For the price of seconds per paper, and some computing and administrative costs (which will probably be borne by the assessment office), you actually get some very interesting information. And what’s helpful about it is that the information comes in a format that’s comparable and relatively neutral. Assuming your assessment office has a decent stats package, they will be able to aggregate and disaggregate the data according to almost any factor you can imagine. (“Does student performance on crafting a thesis improve if they take the 200-level comp elective? By how much?” “Do students improve their ability to read literarily after they’ve had the intro to the major course?”) The questions you can put to the data are limited only by your imagination.
Note what this doesn’t require: It doesn’t require yielding any ground on the complexity and subtlety of literary analysis. It doesn’t mean substituting a paper for a multiple-choice test. It probably does require some work on a department’s part to achieve inter-rater reliability on the rubric. (We practiced this at a department meeting a week or two ago . . . let’s just say that right now our reliability is very low. [Though I’m delighted to say that A and I had quite similar scores, which is good for domestic tranquility!])
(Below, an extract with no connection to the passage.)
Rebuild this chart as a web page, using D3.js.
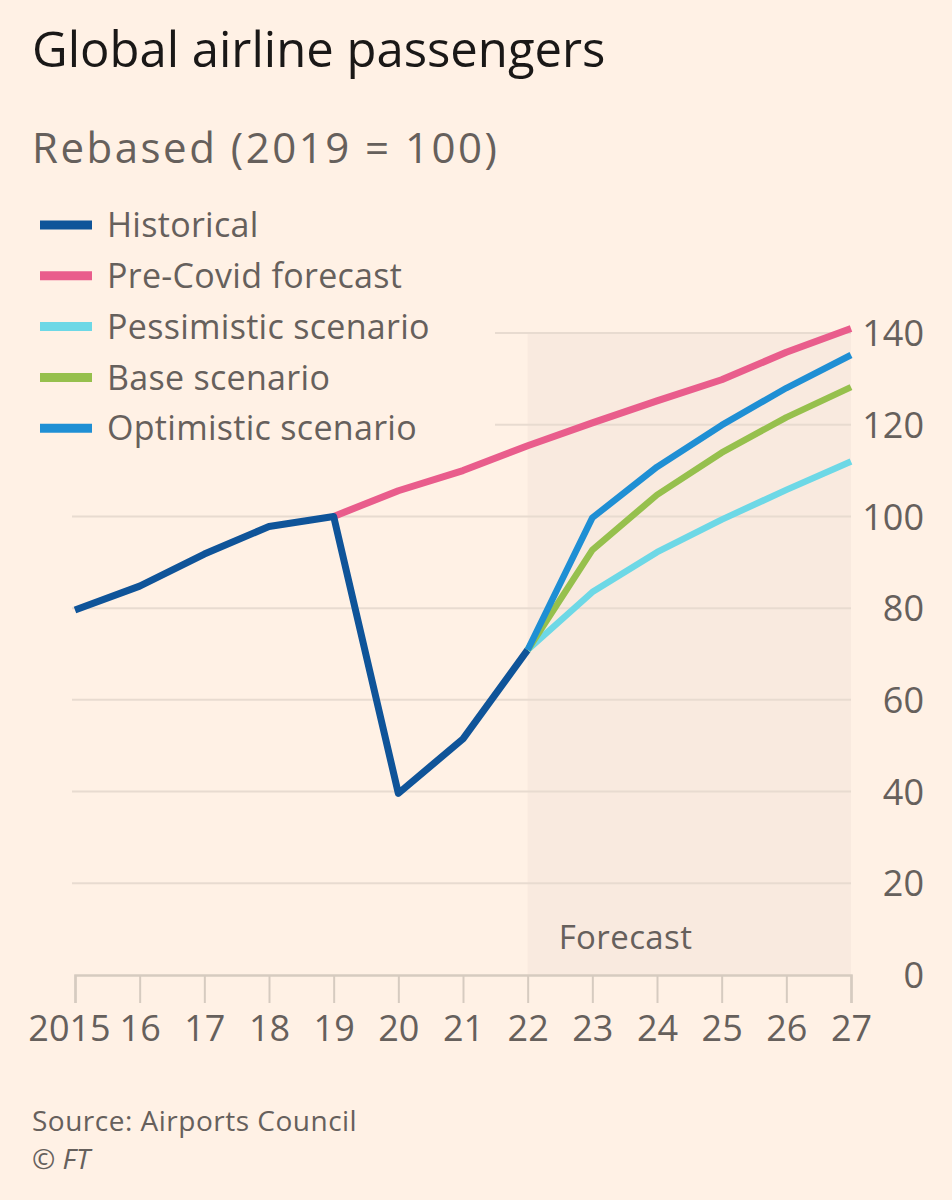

This isn’t a perfect system, to be sure, and obviously it’s just a pilot (though I think the assessment guru has used this model elsewhere), but it does suggest that, with some creative thinking, it ought to be possible to figure out a way to avoid the Scylla of Peter Mac Grawler and the Charybdis of sheer statistical fetishism. I think it would be nice if people just took our word for it about teaching, or decided that because we publish research for an audience of other scholars that our teaching must be ok, but I don’t think that we live in such a world. More than this, one of the things that’s frustrating about teaching (as opposed to research, or even blogging) is that so much of it is hidden–from other students (who turn to ratemyprofessor.com in desperation), from our departmental or university-wide colleagues, and from interested outside parties. Done reasonably, assessment can help give this work the attention it merits.